Fortunately, a lot of scientific progress has been made since then in understanding depression to be an organic, brain-based medical condition that afflicts millions. In fact, an individual has a ten to fifteen percent lifetime risk of developing a major depressive episode. But as Dr. Karl Deisseroth, a Stanford neuroscientist and psychiatrist, told me during our interview for “Illuminating Depression”, “Diagnosis is a big challenge because in psychiatry, we don’t have a lab test. There’s not a blood draw that you can do as you might to check how your liver is doing or how your thyroid function is doing.” So given that the diagnosis of depression is based on clinical observation (most often done by a primary care physician), one can’t help feel that hard, empirical understanding of depression is somewhat lacking, especially when compared to diseases of other organs like the heart and lungs where tests do exist to gauge the presence of pulmonary and cardiovascular diseases.

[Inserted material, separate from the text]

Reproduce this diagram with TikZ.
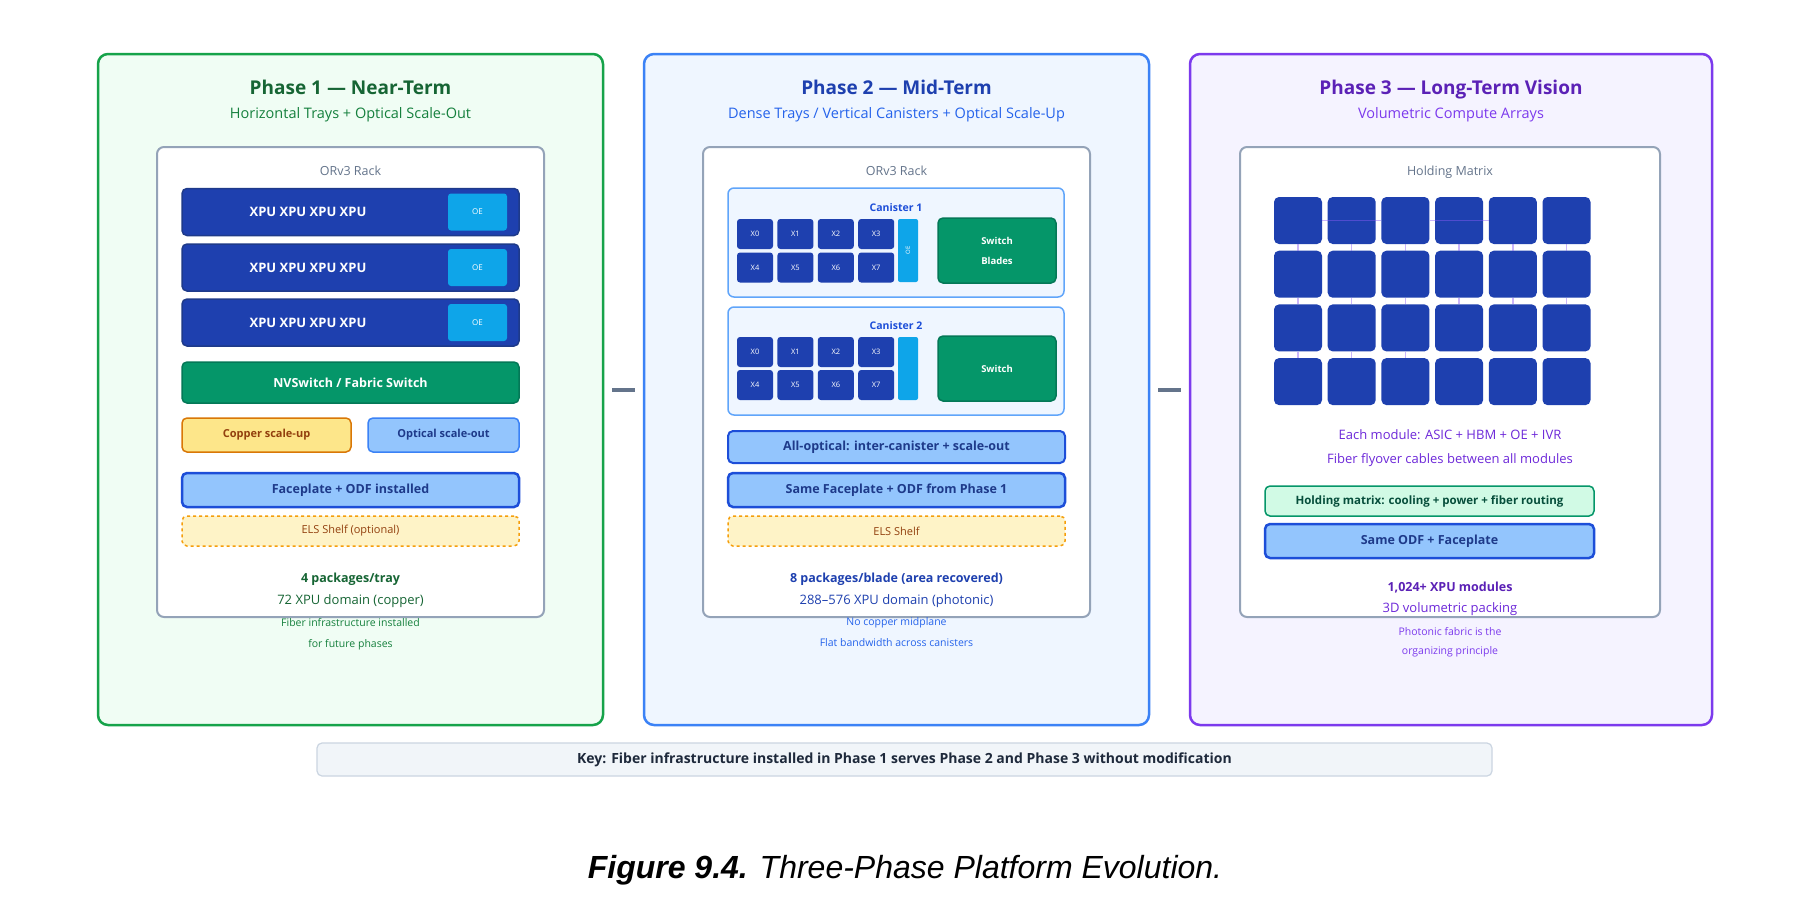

This was the most interesting observation for me when working on this story. Imagine a medical disease that afflicts eighteen million people in the U.S. (26 million if you include Bipolar Disorder), for which more than 160 million prescriptions were filled in 2008, that is one of the leading causes of disability in the U.S., but a disease for which no definitive medical model of pathology exists. Increasingly, doctors are prescribing antidepressants to treat not just depression but a host of other medical conditions, including chronic pain and insomnia, some of which can co-occur with depression. Sure, we’ve made strides since the time of Galen’s bodily humors and the Freudian view of misplaced hostility and mourning to explain depression, but in some respects, we’re still in the dark about why some people get depression while others don’t, why some people respond to one treatment and not another, or why one person will suffer from a form of depression that is less or more severe than another person. This lack of clear, empirical understanding comes at an awful price to victims of depression, as they encounter remarks from people that tell them to “snap out of it”, implying that they somehow can control the emotional crumbling and dark ideations that accompany the disease.
The consequence of all this is that it’s incredibly tough to create effective, lasting treatments for the disease if we can’t exactly track how the disease affects not only specific regions of the brain but the activity among individual brain cells in regions that may not have even been known to play an integral role in the disease. My layperson’s view is that treating depression currently is a bit like bringing in a car to the mechanic and telling him to fix it but there’s a catch – the mechanic can’t get under the hood to observe directly what’s wrong with the car. We suspect that the problem is with the engine but good luck with opening it up and peering into its pistons. So the mechanic attempts to work on the engine but indirectly, and whatever repairs are attempted may affect the engine but they may also have unwanted effects on the car’s transmission, muffler, timing belt, etc.
Fortunately, advances in imaging techniques like two-photon microscopy and fMRI are elucidating the activity of the depressed brain, allowing the previously impenetrable forest of billions of neurons to be explored, to see their pathways altered, their branches pruned by the disease. And scientists like Philippe Goldin and Kelly Werner are compiling biomarkers like DNA and brain blood flow activity to see if those biomarkers can help predict if people suffering from anxiety and/or depression will respond more favorably to cognitive behavioral therapy than to mindfulness meditation, for example. Dr. Deisseroth is using genetically engineered, photosensitive proteins implanted into rodents’ brains to control brain activity at the level of individual neurons.